Now, Palmer has taken a moment to respond, saying that he believes his lack of a points-delivering race is due to a lack of focus as well as still struggling to understand how to best maximize the 2017 Pirelli tyres. Palmer admitted that he may have become too focused on what his teammate is doing, rather than what he is doing:
“Previously, maybe I have been guilty of being too distracted and overdriving at times. Nico is doing a really good job, he’s extremely quick, especially in qualifying.
I’ve just got to be happy with the job I’m doing, which is to get the most I can out of the car. It’s just focusing on what I’m doing and not always looking at the other side of the garage.”
– Jolyon Palmer
While Palmer proved he had the stones to own up to his lack of performance, the young Brit also conceded that despite contending with the tricky tires, he’s not exactly sure what else he can do to improve his performance:
“I don’t know. For me, my focus is to drive well and if I’m driving well, then I need a better set-up to get more out of the tyres.

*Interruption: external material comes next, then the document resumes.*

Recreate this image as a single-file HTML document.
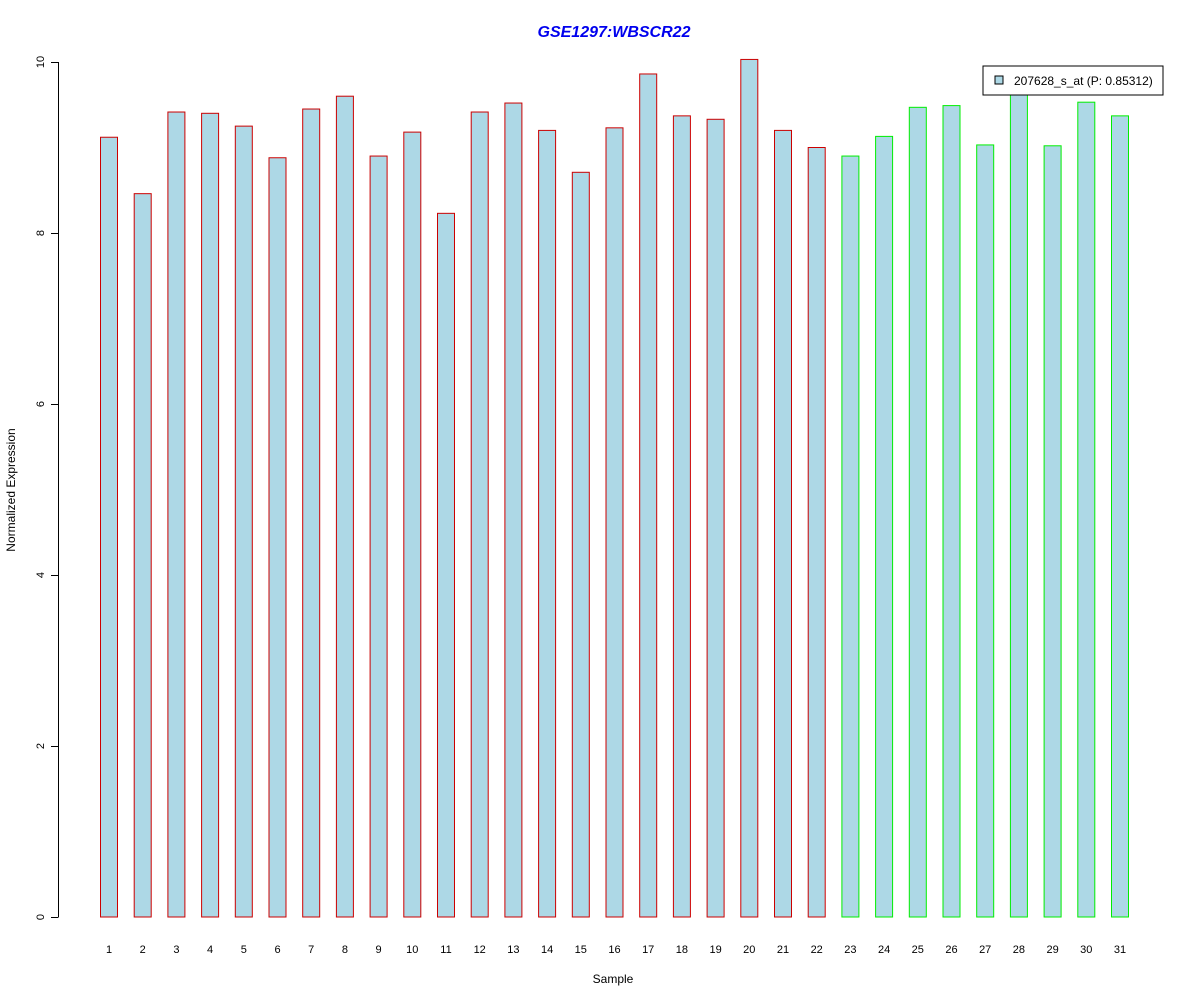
<!DOCTYPE html>
<html><head><meta charset="utf-8"><style>
body{margin:0;background:#fff;font-family:"Liberation Sans",Arial,sans-serif}
</style></head><body>
<svg id="chart" width="1200" height="1000" xmlns="http://www.w3.org/2000/svg" font-family="Liberation Sans, Arial, sans-serif">
<text x="614" y="37" text-anchor="middle" font-size="16" font-weight="bold" font-style="italic" fill="#0000ee">GSE1297:WBSCR22</text>
<text x="613" y="983" text-anchor="middle" font-size="12">Sample</text>
<text x="15" y="490" text-anchor="middle" font-size="12" transform="rotate(-90 15 490)">Normalized Expression</text>
<g id="bars"></g><g id="yaxis"></g><g id="xlabels"></g>
<g>
<rect x="983" y="66" width="180" height="29" fill="#fff" stroke="#000"/>
<rect x="995" y="76" width="8" height="8" fill="#add8e6" stroke="#000"/>
<text x="1014" y="85" font-size="12">207628_s_at (P: 0.85312)</text>
</g>
</svg>
<script>
const categories=["1","2","3","4","5","6","7","8","9","10","11","12","13","14","15","16","17","18","19","20","21","22","23","24","25","26","27","28","29","30","31"];
const values=[9.12,8.46,9.415,9.40,9.25,8.88,9.45,9.60,8.90,9.18,8.23,9.415,9.52,9.20,8.71,9.23,9.86,9.37,9.33,10.03,9.20,9.0,8.90,9.13,9.47,9.49,9.03,9.75,9.02,9.53,9.37];
const groups=[0,0,0,0,0,0,0,0,0,0,0,0,0,0,0,0,0,0,0,0,0,0,1,1,1,1,1,1,1,1,1];
const yTicks=[0,2,4,6,8,10];
const NS="http://www.w3.org/2000/svg";
function y(v){return 917-v*85.5;}
function x(i){return 100+i*33.7;}
const bw=17;
const bars=document.getElementById('bars');
values.forEach((v,i)=>{
 const r=document.createElementNS(NS,'rect');
 
 
 r.setAttribute('x',x(i)+0.5);r.setAttribute('y',y(v));
 r.setAttribute('width',bw);r.setAttribute('height',917-y(v));
 r.setAttribute('fill','#add8e6');r.setAttribute('stroke',groups[i]?'#00ee00':'#cc0000');
 bars.appendChild(r);
 const t=document.createElementNS(NS,'text');
 
 
 t.setAttribute('x',x(i)+bw/2+0.5);t.setAttribute('y',953);
 t.setAttribute('text-anchor','middle');t.setAttribute('font-size','11');
 t.textContent=categories[i];
 document.getElementById('xlabels').appendChild(t);
});
const ya=document.getElementById('yaxis');
const ax=document.createElementNS(NS,'line');


ax.setAttribute('x1',58.5);ax.setAttribute('x2',58.5);ax.setAttribute('y1',y(0));ax.setAttribute('y2',y(10));ax.setAttribute('stroke','#000');
ya.appendChild(ax);
yTicks.forEach(v=>{
 const l=document.createElementNS(NS,'line');
 
 
 l.setAttribute('x1',51);l.setAttribute('x2',58.5);l.setAttribute('y1',y(v)+0.5);l.setAttribute('y2',y(v)+0.5);l.setAttribute('stroke','#000');
 ya.appendChild(l);
 const t=document.createElementNS(NS,'text');
 
 
 t.setAttribute('x',44);t.setAttribute('y',y(v));
 t.setAttribute('text-anchor','middle');t.setAttribute('font-size','11');
 t.setAttribute('transform','rotate(-90 44 '+y(v)+')');
 t.textContent=v;
 ya.appendChild(t);
});
</script>
</body></html>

Some places we’ve gone, there’s been more in the driving. For me, there have been little mistakes here and there,
But sometimes I’m happy with how I’m doing and there is still a gap there – so I don’t know.”
– Jolyon Palmer
Although Palmer may be in the dark, Abiteboul most certainly isn’t. And as the man helming the Renault project, we can rest assured that he will do all that it takes to ensure that both he and the team reap the benefits of their investment in Palmer.
One thing is peculiar, however. Typically, when a driver is unaware of what is causing issues in their performance, it lasts for only a brief period until the engineers can look over the data and sit down to analyze it with the driver nearby.
In Palmer’s case, however, there has been a significant lack of post-race analysis regarding his performance. While that is purely conjecture, there aren’t many possibilities left on the table to explain just why Palmer hasn’t been able to mount the type of attack on the midfield that his car is capable of.